Mobile apps have it worst: 73% of mobile apps are used only once before they are deleted for good.
But if you deliver a stellar first product experience and help users experience the value of your product, they’ll likely continue to use it.
This is critical.
It doesn’t just involve product tours, either. Get creative and use external triggers like emails, browser or app notifications and SMS text messages to convince users to return to a product.
3. Users don’t upgrade to a paid account.
Ideally, once users perceive, experience, and adopt the value of your product, they’ll start paying for it. If most users don’t upgrade, it could be a sign your user onboarding needs some love.

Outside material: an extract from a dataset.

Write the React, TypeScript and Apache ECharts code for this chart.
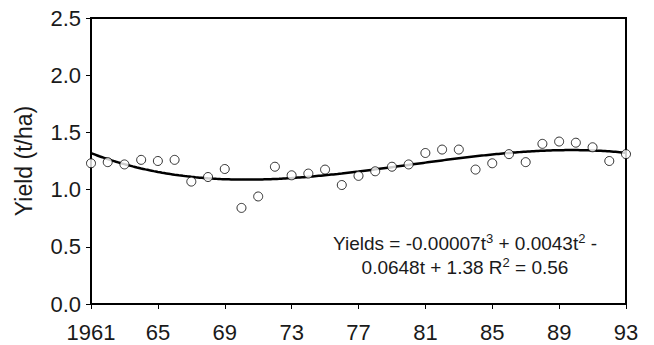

So, what’s a good free-to-paid conversion rate?
For freemium businesses, aim for a rate of 2% to 5%. For sales-assisted accounts that include products with free trials, aim for a 15% trial-to-paid conversion rate. For self-serve, unassisted users, this rate will sit a bit lower, at 4%.
Though, this will depend on the annual contract value (ACV) – the higher the price point, the more difficult it will likely be to convert users.
Of course, other variables come into play here, too: the size of the industry, the stage of the company, and whether or not users are required to provide the credit card information to start a free trial.
4. A high volume of new customers leaves after paying their first invoice.
Have you ever continued to pay for something while not using it? Let’s go back to that lovely New Year’s resolution you made to hit the gym. Gym owners are very aware some members don’t stick around, so they usually require a long-term contract.
It’s very rare to be forced into a long-term contract for product-led businesses. So, if users are still skeptical about the value of a product, they might pay the first invoice to extend their free trial and then cancel after that.
This is what Jonathan Kim found with Appcues when they had a 14-day trial. Because their price point was relatively low, people would hit the end of the 14-day trial period and buy the product to extend their trial. Unfortunately, they found that most of these users didn’t end up fully testing out their product and churned.
If you’re finding that a high volume of new users leaves after paying their first few invoices, it could signal users are not finding enough value during the user onboarding to continue paying for it.
5. The customer acquisition cost (CAC) is high or continues to rise.
If good user onboarding leads to lower CAC, then the opposite might imply a user onboarding problem. One reason for this could be “The Bad Onboarding Death Cycle.” If you ignore user onboarding for too long, most new users won’t stick around. As a result, growth flattens or dips.
Instead of identifying and solving the root cause of the problem, teams fall into this cycle because they believe it’s the easy way out. They opt to acquire more users at all costs to make up for the flattening or dipping growth rate.
This is deceiving. A first, growth starts to pick up. But since you’re not investing in showing them the value, they leave. An increasing CAC is a result of this. Don’t fall for the Bad Onboarding Death Cycle.
If your CAC is high or continues to rise, investigate if user onboarding has issues before continuing on.
Treat New Users With Care
Invest in those early moments with your users. By providing a stimulating learning environment, nurturing their growth and development, and treating them with care, you can increase their likelihood of success. If users continue to find value in a product, they’ll stand by you and continue paying for it for years to come.
Get it wrong, and it’ll open Pandora's box. A whole host of growth problems will arrive at your doorstep: poor retention rates, decreasing revenue projections, and high CAC.
This is why user onboarding is so crucial and has such an outsized snowball effect on growth – it allows users to unlock the inherent value of a product.